Ebisu Sign Language Theatre Laboratory has been operating since 2014 as part of the Grammar of the Body (GRAMBY) Research Project, led by University of Haifa Linguistics Professor Wendy Sandler, and supported by a grant from the European Research Council. Seven of the eight Lab actors are deaf, and all of them use Israeli Sign Language (ISL) on a daily basis. We use ISL combined with expressive gestures and physical theatre in order to develop a form of visual theatre that is aimed at both deaf and hearing spectators (with no interpreting during the show). Our work is based on improvisation. We play with the mimetic component of ISL, highlighting facial expressions and body language, and experimenting with gestures that are normally performed and understood by hearing and deaf people alike. The theatrical material we devise is poetic rather than literary, humorous and physical. We draw our inspiration from Deaf Culture and from the work of Twentieth Century theatre experimentalists who were searching for a theatre language that does not depend entirely on dialogue and spoken word.

We chose to name our Sign Language Theatre Laboratory after the Japanese god Ebisu, who is the only deaf god in world religions and mythologies. Ebisu, also known as the Laughing God, is one of the Seven Gods of Fortune in Shinto belief. He is first and foremost god of the fishermen, but was adopted also by farmers and merchants as their god, and his portraits and figurines are prevalent in shops and businesses throughout Japan. We are inspired by the jovial and auspicious deaf god and are proud to use its name, Ebisu, for our Sign Language Theatre Lab.

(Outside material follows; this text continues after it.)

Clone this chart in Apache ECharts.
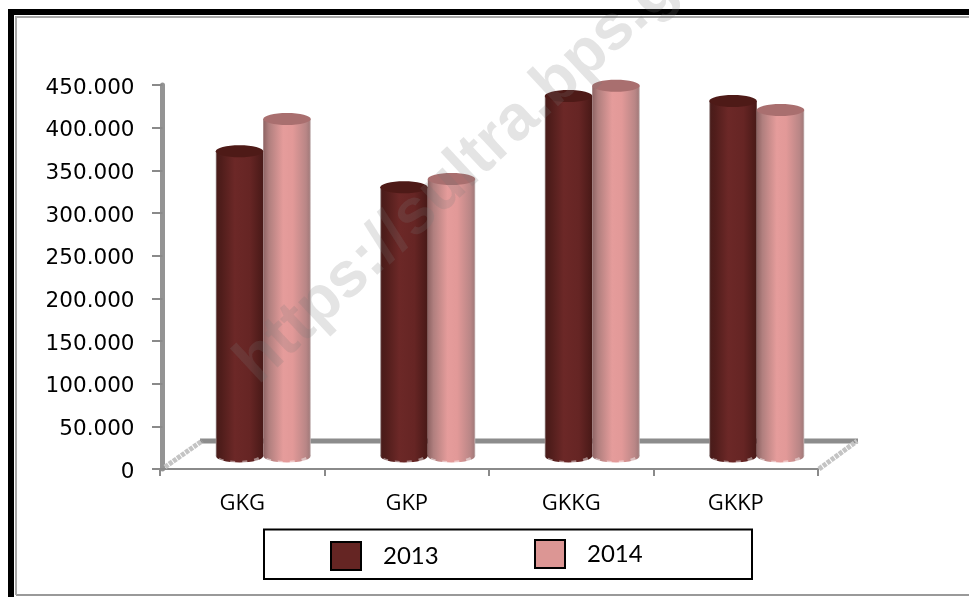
<!DOCTYPE html>
<html><head><meta charset="utf-8">
<style>html,body{margin:0;padding:0;background:#fff}#c{width:969px;height:597px}</style>
<script src="https://cdn.jsdelivr.net/npm/echarts@6/dist/echarts.min.js"></script>
</head><body><div id="c"></div>
<script>
const categories = ['GKG','GKP','GKKG','GKKP'];
const values2013 = [357000,315000,422000,416000];
const values2014 = [395000,324500,434000,405500];
const yearNames = ['2013','2014'];
const chart = echarts.init(document.getElementById('c'),null,{renderer:'canvas'});

const DEPTH_X=21, DEPTH_Y=13, BAR_W=47.5, RY=6;
const looks = [
 {side:-1, swatch:'#652523', top:'#4e1a17',
  stops:[[0,'#a59a9a'],[0.03,'#4a1c1a'],[0.12,'#501d1b'],[0.4,'#6c2827'],[0.72,'#662524'],[1,'#481917']]},
 {side:1, swatch:'#dc9694', top:'#a96f6f',
  stops:[[0,'#8d6363'],[0.12,'#b07f7e'],[0.42,'#e59c9b'],[0.62,'#e29998'],[0.9,'#b98686'],[0.97,'#a67c7c'],[1,'#c8bcbc']]}
];
function cyl(look){
  return function(params,api){
    const p=api.coord([api.value(0),api.value(1)]);
    const z=api.coord([api.value(0),0]);
    const cx=p[0]+DEPTH_X+look.side*BAR_W/2, top=p[1]-DEPTH_Y, base=z[1]-DEPTH_Y;
    const x0=cx-BAR_W/2;
    const grad=new echarts.graphic.LinearGradient(0,0,1,0,look.stops.map(s=>({offset:s[0],color:s[1]})));
    return {type:'group',children:[
      {type:'ellipse',shape:{cx:cx,cy:base,rx:BAR_W/2,ry:RY+0.5},style:{fill:grad}},
      {type:'rect',shape:{x:x0,y:top,width:BAR_W,height:base-top},style:{fill:grad}},
      {type:'ellipse',shape:{cx:cx,cy:top,rx:BAR_W/2,ry:RY},style:{fill:look.top}},
      {type:'bezierCurve',shape:{x1:x0+3,y1:base+3,cpx1:x0+12,cpy1:base+8,cpx2:x0+BAR_W-12,cpy2:base+8,x2:x0+BAR_W-2,y2:base+1},
       style:{fill:null,stroke:'rgba(255,255,255,0.45)',lineWidth:3,lineDash:[5,7]}}
    ]};
  };
}
function mk(name,vals,look){
  return {name:name,type:'custom',coordinateSystem:'cartesian2d',
    data:vals.map((v,i)=>[i,v]),encode:{x:0,y:1},
    itemStyle:{color:look.swatch},renderItem:cyl(look),z:3};
}
const legendBase={orient:'horizontal',itemWidth:30,itemHeight:28,itemGap:0,padding:0,icon:'rect',
  selectedMode:false,itemStyle:{borderColor:'#000',borderWidth:2},
  textStyle:{fontFamily:'Lato',fontSize:24,color:'#000',padding:[0,0,0,17]}};
chart.setOption({
  animation:false,backgroundColor:'#fff',
  grid:{left:160,right:151,top:85,bottom:128,containLabel:false},
  xAxis:{type:'category',data:categories,offset:2,
    axisLine:{lineStyle:{color:'#8a8a8a',width:2}},
    axisTick:{show:true,length:7,lineStyle:{color:'#8a8a8a',width:2}},
    axisLabel:{color:'#000',fontFamily:'Open Sans',fontSize:22,margin:22}},
  yAxis:{type:'value',min:0,max:450000,interval:50000,offset:-2.5,
    splitLine:{show:false},
    axisLine:{show:true,lineStyle:{color:'#949494',width:5}},
    axisTick:{show:true,length:10.5,lineStyle:{color:'#8a8a8a',width:2}},
    axisLabel:{color:'#000',fontFamily:'DejaVu Sans',fontSize:21.5,margin:28,verticalAlign:'top',lineHeight:6,
      formatter:v=>v===0?'0':(v/1000)+'.000'}},
  legend:[
    Object.assign({},legendBase,{data:['2013'],left:330,top:541}),
    Object.assign({},legendBase,{data:['2014'],left:534,top:539})
  ],
  series:[mk(yearNames[0],values2013,looks[0]),mk(yearNames[1],values2014,looks[1])],
  graphic:[
    {type:'rect',z:0,silent:true,shape:{x:11,y:12,width:980,height:600},style:{fill:null,stroke:'#000',lineWidth:6}},
    {type:'polyline',z:1,silent:true,shape:{points:[[16,595],[980,595]]},style:{fill:null,stroke:'#999',lineWidth:2}},
    {type:'polyline',z:1,silent:true,shape:{points:[[16,595],[16,17],[980,17]]},style:{fill:null,stroke:'#a8a8a8',lineWidth:2}},
    {type:'line',z:1,silent:true,shape:{x1:200,y1:441,x2:858,y2:441},style:{stroke:'#8c8c8c',lineWidth:5}},
    {type:'line',z:1,silent:true,shape:{x1:165,y1:467,x2:202,y2:441},style:{stroke:'#c4c4c4',lineWidth:5,lineDash:[4,1]}},
    {type:'line',z:1,silent:true,shape:{x1:819,y1:469,x2:857,y2:441},style:{stroke:'#c4c4c4',lineWidth:5,lineDash:[4,1]}},
    {type:'rect',z:1,silent:true,shape:{x:264,y:529.5,width:488,height:49.5},style:{fill:'#fff',stroke:'#000',lineWidth:2}},
    {type:'text',z:100,silent:true,x:268,y:396,rotation:0.75,
      style:{text:'https://sultra.bps.go.id',font:'bold 64px "Liberation Sans"',fill:'rgba(120,120,120,0.2)',textAlign:'left',textVerticalAlign:'bottom'}}
  ]
});
</script></body></html>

Our first show, It’s Not About Ebisu, opened in Tel Aviv in February 2016 with three sold-out performances and a very warm response from deaf and hearing spectators alike. It is a fantasy about a hero that was born in the forest and was raised by animals. As a young man, he sets off on a journey that eventually brings him to the city, where he encounters alienation and violence, confronts the embodiment of evil and wins over it thanks to special powers given to him by a shaman. The piece was conceived and directed by Ebisu director, Atay Citron, in collaboration with the actors.